● GOAL
Copy the material below verbatim from the line with "Reproduce this diagram with TikZ." to the line with "minimum width=182pt, minimum", both lines included, omitting pictures and every line outside that range.

● MATERIAL FOR THIS EXERCISE
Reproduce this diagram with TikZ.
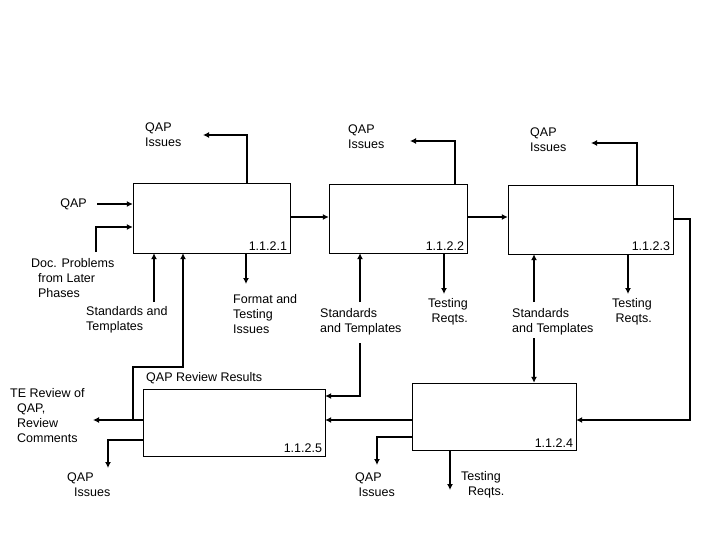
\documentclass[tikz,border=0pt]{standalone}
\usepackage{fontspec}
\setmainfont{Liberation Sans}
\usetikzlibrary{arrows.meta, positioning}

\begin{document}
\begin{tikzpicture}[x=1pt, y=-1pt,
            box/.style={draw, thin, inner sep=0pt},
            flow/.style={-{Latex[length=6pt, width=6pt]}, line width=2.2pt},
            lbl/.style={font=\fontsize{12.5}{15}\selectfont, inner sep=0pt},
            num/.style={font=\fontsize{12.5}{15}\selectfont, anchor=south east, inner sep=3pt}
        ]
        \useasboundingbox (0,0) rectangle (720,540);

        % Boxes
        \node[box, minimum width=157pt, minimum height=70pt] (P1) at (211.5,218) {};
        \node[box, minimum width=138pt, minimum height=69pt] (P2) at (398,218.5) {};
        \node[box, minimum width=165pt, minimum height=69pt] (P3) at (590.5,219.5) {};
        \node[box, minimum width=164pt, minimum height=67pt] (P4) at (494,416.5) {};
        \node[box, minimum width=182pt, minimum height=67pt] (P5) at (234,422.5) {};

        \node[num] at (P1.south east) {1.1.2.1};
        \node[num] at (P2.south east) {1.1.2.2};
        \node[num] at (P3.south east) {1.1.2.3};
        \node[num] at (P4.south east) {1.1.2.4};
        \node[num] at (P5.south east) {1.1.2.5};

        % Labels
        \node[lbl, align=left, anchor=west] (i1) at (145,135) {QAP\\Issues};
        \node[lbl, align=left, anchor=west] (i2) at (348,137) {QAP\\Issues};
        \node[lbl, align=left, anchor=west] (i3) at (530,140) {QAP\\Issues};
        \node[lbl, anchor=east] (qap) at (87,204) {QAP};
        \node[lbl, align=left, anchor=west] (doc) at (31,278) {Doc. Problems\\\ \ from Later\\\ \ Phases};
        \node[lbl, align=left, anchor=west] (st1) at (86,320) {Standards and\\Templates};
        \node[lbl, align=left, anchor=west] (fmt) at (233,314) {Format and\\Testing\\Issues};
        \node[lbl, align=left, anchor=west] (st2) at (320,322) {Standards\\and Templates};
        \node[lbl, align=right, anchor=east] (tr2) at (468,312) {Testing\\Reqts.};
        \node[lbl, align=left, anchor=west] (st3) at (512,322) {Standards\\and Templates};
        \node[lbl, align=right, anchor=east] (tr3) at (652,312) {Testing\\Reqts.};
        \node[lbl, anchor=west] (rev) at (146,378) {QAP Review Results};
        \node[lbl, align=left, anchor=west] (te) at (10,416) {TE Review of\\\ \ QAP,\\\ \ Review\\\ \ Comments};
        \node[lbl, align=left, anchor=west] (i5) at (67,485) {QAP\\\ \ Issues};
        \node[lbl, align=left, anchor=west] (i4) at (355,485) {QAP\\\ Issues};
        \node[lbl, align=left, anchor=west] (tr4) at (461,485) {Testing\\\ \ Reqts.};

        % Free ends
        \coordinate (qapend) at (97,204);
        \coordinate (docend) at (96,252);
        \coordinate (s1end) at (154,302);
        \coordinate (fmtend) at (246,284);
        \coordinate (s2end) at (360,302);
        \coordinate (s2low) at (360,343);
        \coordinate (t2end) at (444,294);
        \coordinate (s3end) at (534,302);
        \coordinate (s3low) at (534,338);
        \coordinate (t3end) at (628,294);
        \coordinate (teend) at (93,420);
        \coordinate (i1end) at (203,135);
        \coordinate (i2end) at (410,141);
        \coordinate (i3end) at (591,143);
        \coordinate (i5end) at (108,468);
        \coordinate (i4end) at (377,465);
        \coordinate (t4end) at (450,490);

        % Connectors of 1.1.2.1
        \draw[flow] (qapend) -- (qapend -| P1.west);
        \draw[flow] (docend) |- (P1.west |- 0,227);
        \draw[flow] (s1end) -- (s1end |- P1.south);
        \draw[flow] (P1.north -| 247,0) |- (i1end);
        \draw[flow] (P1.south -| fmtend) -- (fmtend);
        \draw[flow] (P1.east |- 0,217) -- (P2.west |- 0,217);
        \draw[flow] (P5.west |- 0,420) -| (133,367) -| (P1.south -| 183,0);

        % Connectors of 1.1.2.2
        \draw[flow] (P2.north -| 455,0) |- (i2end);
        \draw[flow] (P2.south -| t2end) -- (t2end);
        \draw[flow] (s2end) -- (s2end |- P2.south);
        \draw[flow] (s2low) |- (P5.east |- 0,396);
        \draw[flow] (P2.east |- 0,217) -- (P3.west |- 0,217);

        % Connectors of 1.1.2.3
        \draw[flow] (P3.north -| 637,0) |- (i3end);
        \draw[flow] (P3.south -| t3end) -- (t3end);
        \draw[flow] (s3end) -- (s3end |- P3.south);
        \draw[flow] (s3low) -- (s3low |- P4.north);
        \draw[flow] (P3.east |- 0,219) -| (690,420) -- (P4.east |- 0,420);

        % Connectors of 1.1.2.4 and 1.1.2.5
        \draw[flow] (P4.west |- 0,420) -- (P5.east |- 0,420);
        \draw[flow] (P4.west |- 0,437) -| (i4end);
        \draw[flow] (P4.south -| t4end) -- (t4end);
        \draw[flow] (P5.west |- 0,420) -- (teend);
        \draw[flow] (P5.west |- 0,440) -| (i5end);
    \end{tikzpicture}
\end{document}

...

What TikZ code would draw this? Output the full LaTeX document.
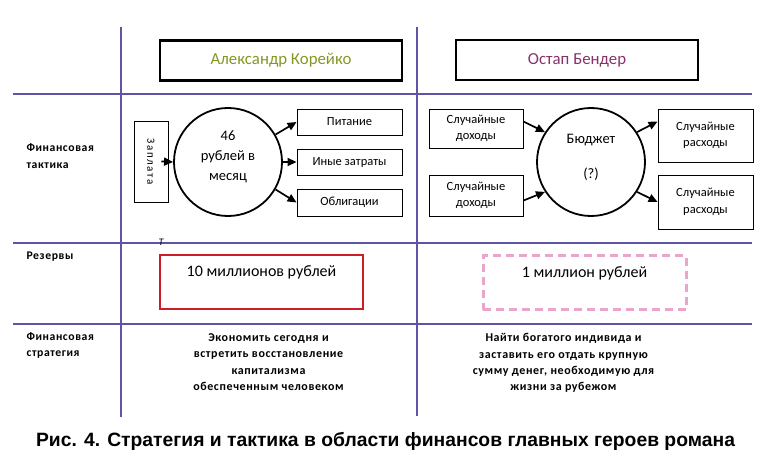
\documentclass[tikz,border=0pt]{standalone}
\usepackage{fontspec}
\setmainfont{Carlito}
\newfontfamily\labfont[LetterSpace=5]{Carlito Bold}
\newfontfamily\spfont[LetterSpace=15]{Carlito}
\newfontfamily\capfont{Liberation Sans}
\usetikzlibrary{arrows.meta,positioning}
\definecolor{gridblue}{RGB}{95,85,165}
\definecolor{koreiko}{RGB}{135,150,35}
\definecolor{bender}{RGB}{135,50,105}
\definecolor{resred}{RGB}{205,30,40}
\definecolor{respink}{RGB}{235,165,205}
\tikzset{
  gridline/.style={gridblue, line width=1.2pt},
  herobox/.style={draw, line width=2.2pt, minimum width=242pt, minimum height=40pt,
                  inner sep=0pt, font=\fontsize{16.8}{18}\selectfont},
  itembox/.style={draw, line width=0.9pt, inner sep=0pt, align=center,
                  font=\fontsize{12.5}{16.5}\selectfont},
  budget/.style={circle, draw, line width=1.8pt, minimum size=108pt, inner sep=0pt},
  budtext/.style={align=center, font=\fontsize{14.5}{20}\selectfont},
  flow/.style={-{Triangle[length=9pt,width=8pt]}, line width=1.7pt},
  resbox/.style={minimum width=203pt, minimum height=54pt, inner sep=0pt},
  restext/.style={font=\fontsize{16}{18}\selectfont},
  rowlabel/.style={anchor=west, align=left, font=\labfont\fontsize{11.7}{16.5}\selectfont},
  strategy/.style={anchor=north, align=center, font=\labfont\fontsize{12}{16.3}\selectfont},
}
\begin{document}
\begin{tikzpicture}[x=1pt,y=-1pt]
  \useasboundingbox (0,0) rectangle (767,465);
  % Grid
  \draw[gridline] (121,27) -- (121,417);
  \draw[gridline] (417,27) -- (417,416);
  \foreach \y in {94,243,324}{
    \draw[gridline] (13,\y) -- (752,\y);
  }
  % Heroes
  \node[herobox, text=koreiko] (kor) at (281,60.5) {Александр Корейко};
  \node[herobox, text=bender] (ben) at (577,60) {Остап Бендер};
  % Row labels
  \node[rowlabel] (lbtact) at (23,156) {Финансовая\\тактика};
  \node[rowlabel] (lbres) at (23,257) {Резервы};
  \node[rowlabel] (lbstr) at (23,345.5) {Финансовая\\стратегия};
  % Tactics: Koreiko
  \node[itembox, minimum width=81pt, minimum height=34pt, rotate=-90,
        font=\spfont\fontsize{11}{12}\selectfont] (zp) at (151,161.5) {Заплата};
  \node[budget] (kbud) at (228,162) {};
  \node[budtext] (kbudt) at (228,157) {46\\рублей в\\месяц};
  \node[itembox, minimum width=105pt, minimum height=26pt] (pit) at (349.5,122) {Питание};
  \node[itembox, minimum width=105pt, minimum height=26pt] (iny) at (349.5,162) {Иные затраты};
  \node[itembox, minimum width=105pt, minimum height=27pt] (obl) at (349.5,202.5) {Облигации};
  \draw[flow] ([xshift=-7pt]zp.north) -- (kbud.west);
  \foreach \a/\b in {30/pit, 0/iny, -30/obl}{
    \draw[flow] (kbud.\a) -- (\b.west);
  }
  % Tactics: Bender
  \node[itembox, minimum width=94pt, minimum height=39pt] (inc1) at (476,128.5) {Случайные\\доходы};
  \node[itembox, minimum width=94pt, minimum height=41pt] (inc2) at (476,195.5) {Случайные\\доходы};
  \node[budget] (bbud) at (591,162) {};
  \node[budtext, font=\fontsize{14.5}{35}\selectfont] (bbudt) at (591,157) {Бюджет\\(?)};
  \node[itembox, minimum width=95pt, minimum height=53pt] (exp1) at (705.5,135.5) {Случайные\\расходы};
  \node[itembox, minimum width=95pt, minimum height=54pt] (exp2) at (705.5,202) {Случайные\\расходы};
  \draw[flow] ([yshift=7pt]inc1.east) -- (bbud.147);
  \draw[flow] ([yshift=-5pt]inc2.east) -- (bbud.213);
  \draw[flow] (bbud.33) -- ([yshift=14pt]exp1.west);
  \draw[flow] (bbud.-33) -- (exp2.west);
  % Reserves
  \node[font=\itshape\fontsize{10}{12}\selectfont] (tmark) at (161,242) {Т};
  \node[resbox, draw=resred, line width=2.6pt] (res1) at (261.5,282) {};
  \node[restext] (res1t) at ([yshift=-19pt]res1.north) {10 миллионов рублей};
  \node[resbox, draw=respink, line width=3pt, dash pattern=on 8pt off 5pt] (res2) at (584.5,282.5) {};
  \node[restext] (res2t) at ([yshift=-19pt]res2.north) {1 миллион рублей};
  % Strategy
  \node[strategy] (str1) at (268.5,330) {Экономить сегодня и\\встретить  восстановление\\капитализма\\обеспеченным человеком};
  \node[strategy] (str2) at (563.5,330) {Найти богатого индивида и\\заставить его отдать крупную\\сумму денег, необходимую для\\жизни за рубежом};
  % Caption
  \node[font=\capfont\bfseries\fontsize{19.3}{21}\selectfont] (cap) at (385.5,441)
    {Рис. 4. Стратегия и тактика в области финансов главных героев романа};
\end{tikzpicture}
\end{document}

● TASK SOLUTION
Reproduce this diagram with TikZ.
\documentclass[tikz,border=0pt]{standalone}
\usepackage{fontspec}
\setmainfont{Liberation Sans}
\usetikzlibrary{arrows.meta, positioning}

\begin{document}
\begin{tikzpicture}[x=1pt, y=-1pt,
            box/.style={draw, thin, inner sep=0pt},
            flow/.style={-{Latex[length=6pt, width=6pt]}, line width=2.2pt},
            lbl/.style={font=\fontsize{12.5}{15}\selectfont, inner sep=0pt},
            num/.style={font=\fontsize{12.5}{15}\selectfont, anchor=south east, inner sep=3pt}
        ]
        \useasboundingbox (0,0) rectangle (720,540);

        % Boxes
        \node[box, minimum width=157pt, minimum height=70pt] (P1) at (211.5,218) {};
        \node[box, minimum width=138pt, minimum height=69pt] (P2) at (398,218.5) {};
        \node[box, minimum width=165pt, minimum height=69pt] (P3) at (590.5,219.5) {};
        \node[box, minimum width=164pt, minimum height=67pt] (P4) at (494,416.5) {};
        \node[box, minimum width=182pt, minimum height=67pt] (P5) at (234,422.5) {};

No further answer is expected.